D=4 Chiral String Compactifications from Intersecting Branes

TL;DR

This paper constructs four-dimensional chiral gauge theories from intersecting D-branes on complex compact spaces, analyzing their consistency, anomaly cancellation, and potential for realistic particle physics models.

Contribution

It introduces explicit non-supersymmetric D-brane configurations on T^{2n} x R^{2(3-n)}/Z_N that yield chiral gauge theories with three generations, including anomaly cancellation mechanisms.

Findings

Constructed explicit SU(3) x SU(2) x U(1) models with three generations.

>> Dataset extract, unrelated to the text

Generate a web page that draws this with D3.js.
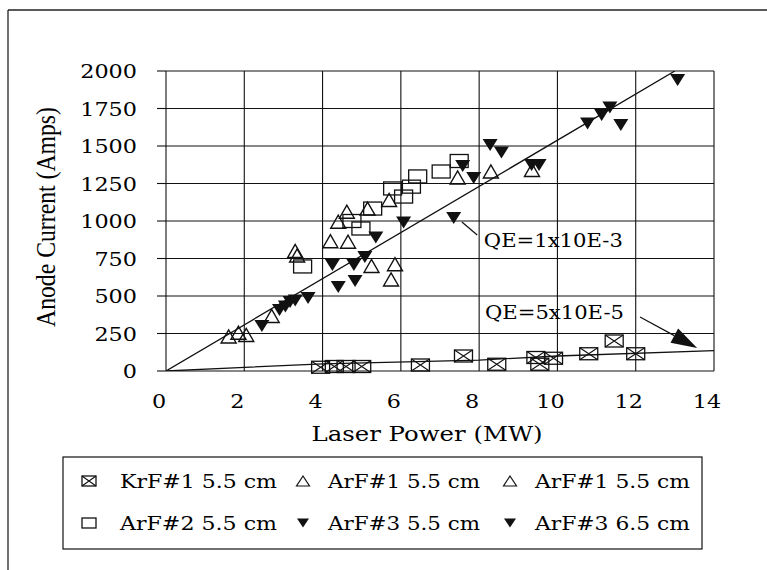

Analyzed RR tadpole and anomaly cancellation conditions.

Discussed stability and tachyon issues in D-brane configurations.

Abstract

Intersecting Dp-branes often give rise to chiral fermions living on their intersections. We study the construction of four-dimensional chiral gauge theories by considering configurations of type II D(3+n)-branes wrapped on non-trivial n-cycles on T^{2n} x(R^{2(3-n)}/Z_N), for n=1,2,3. The gauge theories on the four non-compact dimensions of the brane world-volume are generically chiral and non-supersymmetric. We analyze consistency conditions (RR tadpole cancellation) for these models, and their relation to four-dimensional anomaly cancellation. Cancellation of U(1) gauge anomalies involves a Green-Schwarz mechanism mediated by RR partners of untwisted and/or twisted moduli. This class of models is of potential phenomenological interest, and we construct explicit examples of SU(3) x SU(2) x U(1) three-generation models. The models are non-supersymmetric, but the string scale may be lowered close to the weak scale so that the standard hierarchy problem is avoided. We also comment on the presence of scalar tachyons and possible ways to avoid the associated instabilities. We discuss the existence of (meta)stable configurations of D-branes on 3-cycles in (T^2)^3, free of tachyons for certain ranges of the six-torus moduli.